Raise your hand if you don’t know anyone who’s had cancer, a heart attack or a stroke.
No hands at all? No surprise. The American Heart Association estimates nearly 86 million Americans are living with cardiovascular disease. Heart disease is the No. 1 killer of women, taking more lives than all forms of cancer combined. And the American Cancer Society estimated nearly 1.7 million new cancer cases would be diagnosed last year.
But it’s not all gloom and doom: More of us are surviving. More than 75% of patients now survive a first stroke, and half live beyond 5 years. And death rates are declining for all four of the most common cancer types: lung, colorectal, breast and prostate.
Sorry, we’re not done with the bad news yet. The treatment costs for critical illnesses can be staggering. Surgery can range from $14,000 to $57,000, followed by chemotherapy or radiation therapy at about $10,000 a month. Drugs are taking a lot of the blame for the high treatment tab, some costing well over $100,000 a year. Meanwhile, the American Heart Association says the direct and indirect costs of cardiovascular disease — including health costs and lost productivity — total nearly $317 billion.
Your health insurance will help, but it doesn’t cover everything. Out-of-pocket expenses can include copayments, deductibles, out-of-network treatments and home health care needs. Then there are what some call the “hidden costs,” such as lodging and meals when traveling for treatments, gas and parking during visits to appointments, child care, or help with chores such as housecleaning, yard work, cooking or errands. And if you lose income while you’re unable to work, you could have a tough time paying for everyday living expenses including mortgage or rent, utilities and food.
“A typical major medical plan will cover many of the health-related expenses imposed by a serious illness, but treating these illnesses is expensive,” said Simon Milazzo, products manager at employee benefits provider Unum. “Some out-of-pocket expenses are predictable, like deductibles and copayments, but others may be unexpected and have a significant financial impact.”

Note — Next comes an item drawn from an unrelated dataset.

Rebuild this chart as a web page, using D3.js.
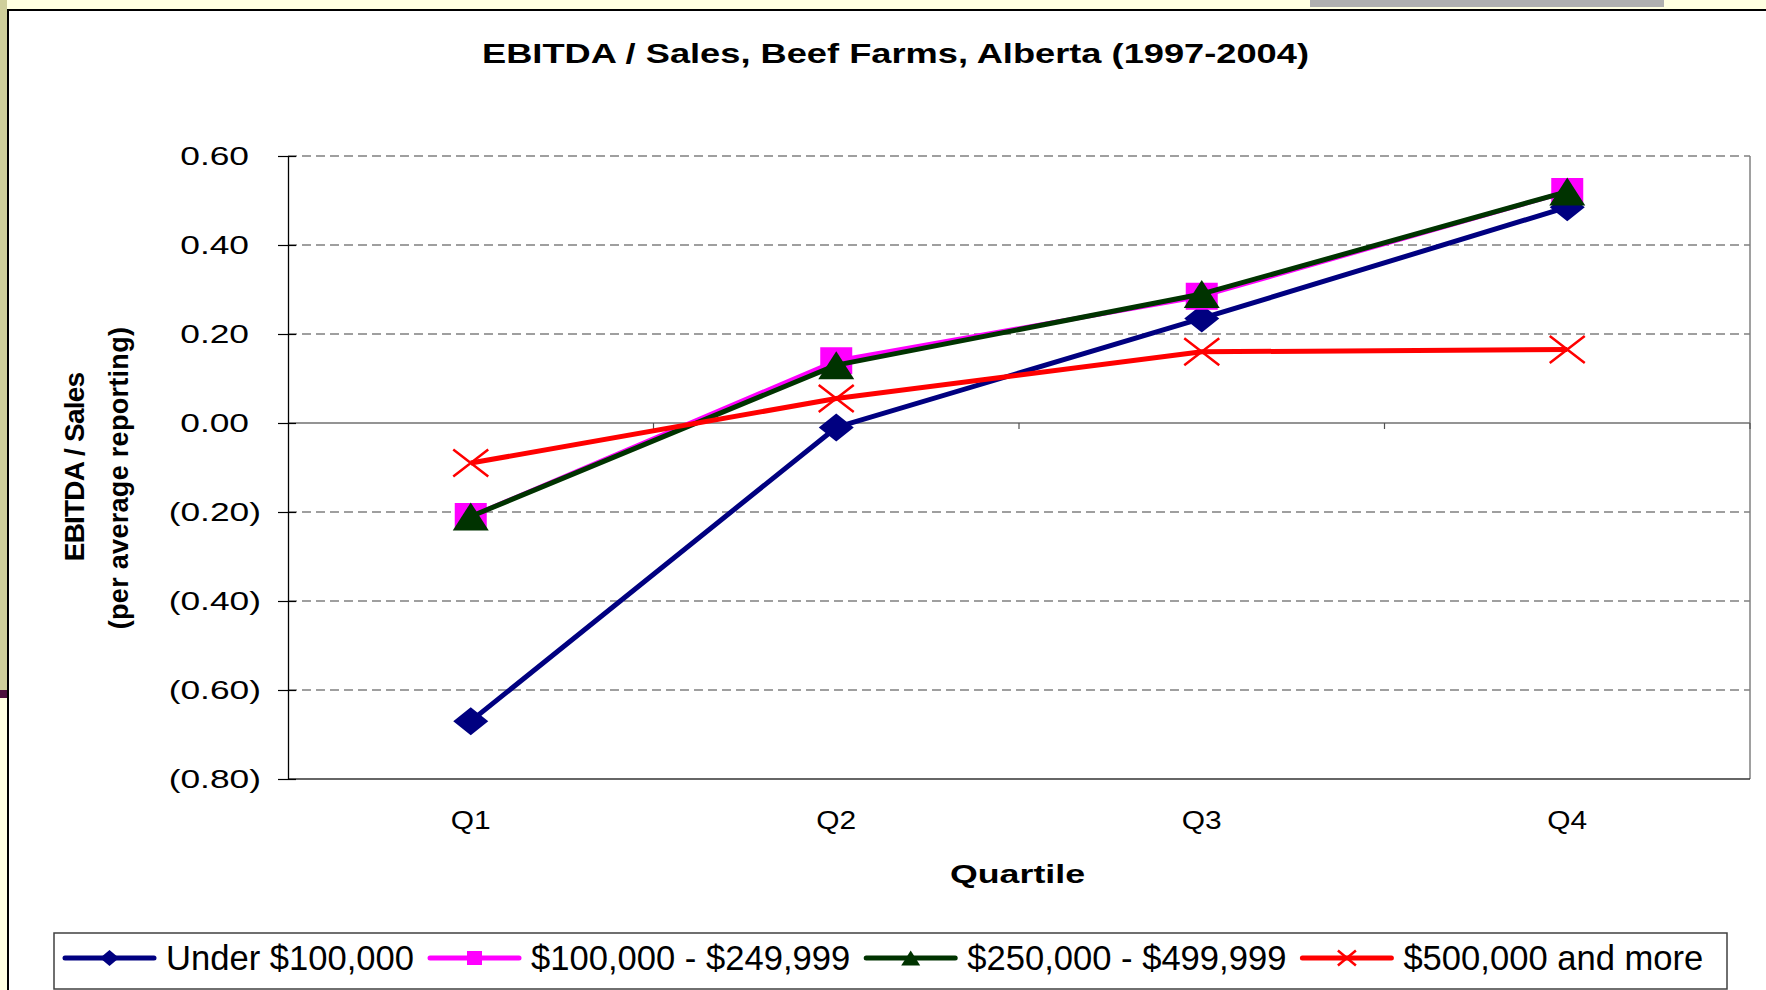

How critical illness insurance can help
Never heard of it? You’re not alone. Critical illness insurance has been around for decades, but still isn’t widely understood.
Critical illness insurance complements your major medical coverage by paying a lump-sum amount — typically from $5,000 to $100,000 depending on the coverage you buy — if you’re diagnosed with a covered illness. Those illnesses may include heart attack, stroke, end-stage renal failure, coronary artery bypass surgery, major organ failure and sometimes cancer.
Added bonus: You don’t have to get sick to take advantage of your critical illness insurance. Many plans include a wellness benefit that pays you a set amount — $50 to $150 is typical — when you get a covered health screening, such as a mammogram, colonoscopy or x-ray. These tests can help in early detection to help prevent more serious illness from developing.
Many employers offer critical illness insurance as part of their benefits package on a voluntary basis. That means you choose and pay for it yourself, but because it’s offered at work in a group setting, it’s often more affordable than you might expect. If your employer doesn’t offer critical illness insurance now, you can ask them to add it.